Hacker Newsnew | past | comments | ask | show | jobs | submitlogin

> As a result, they purchased a large amount (over $80bn!) in mortgage backed securities (MBS)

Do we now have people making decisions on stuff like this who are too young or clueless to remember what happened with the 2004-2007 mortgage backed security bubble that popped in the 2008-2009 financial crisis? Seriously? Did nobody learn the lessons on this? Countrywide and other originators of MBS and CDOs?



Any investments whose value was sensitive to the Fed's rates would have had the exact same problem.

In 2008 MBSes were bad because the underlying value of the investment turned out to be bad. That's not happening this time. All that's happening is the same thing that happens to any bonds -- when rates increase, older lower-rate bonds lose value because why would anyone pay full price for them when they can get a new one with a higher rate?


> Did nobody learn the lessons on this?

I'm not sure you learned the lessons. Other than MBS being coincidentally involved, this has literally nothing to do with 2008.


Do you think MBS are always and forever a bad investment because of a bubble 15 years ago?

The MBS wasn't even the problem here. If they had 10Y corporate bonds or Treasury notes paying the same rate, they would have had the same problem.

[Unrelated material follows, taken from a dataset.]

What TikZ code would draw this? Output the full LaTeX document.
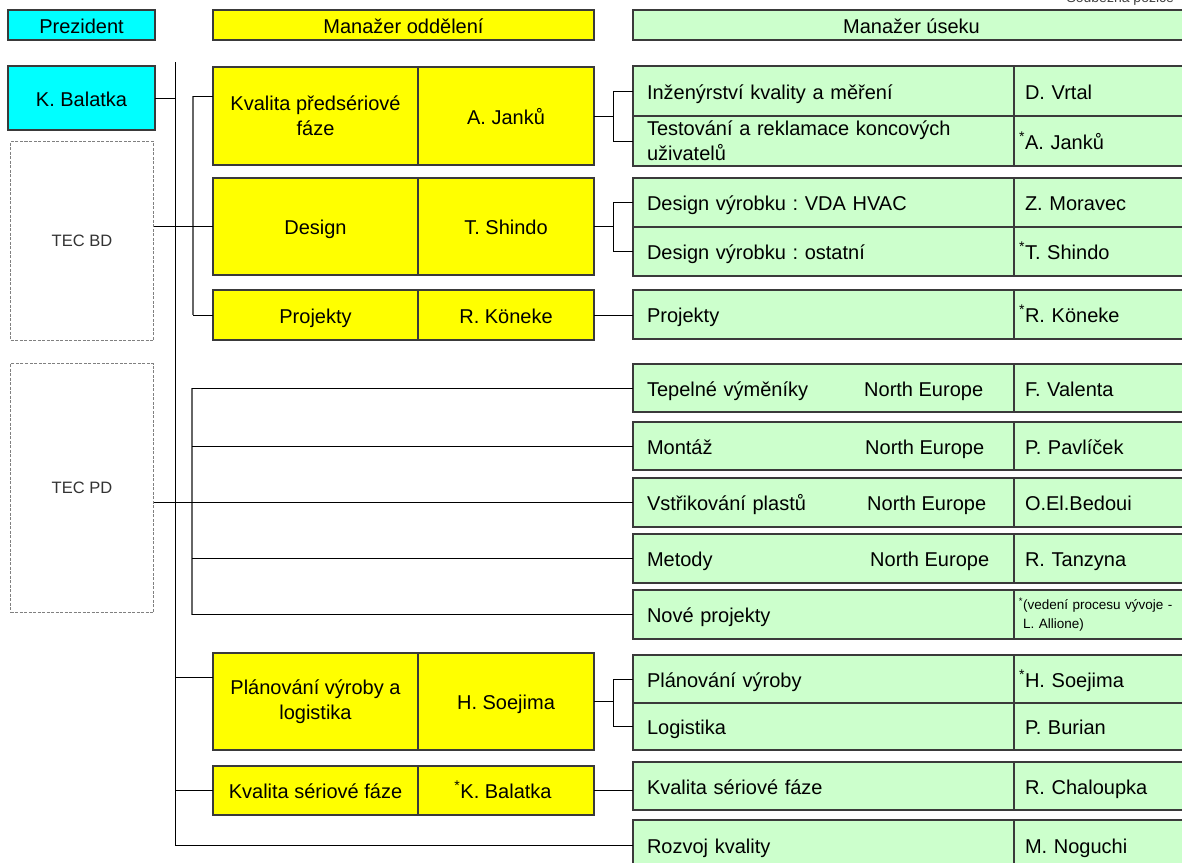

> Do you think MBS are always and forever a bad investment because of a bubble 15 years ago?

I think heavy exposure to a single type of long-term asset for a retail bank is always going to be a bad investment decisions, because risks materialize, and correlated risks tend to materialize together, and when a retail bank suddenly lacks liquidity...


To be clear, I think MBS are morally wrong in how they're implemented in the market, yes.

A bubble 15 years ago? We're in a massive housing price increase bubble now.

Buying $80bn of MBS in the middle of a well-known housing price bubble is catastrophically stupid.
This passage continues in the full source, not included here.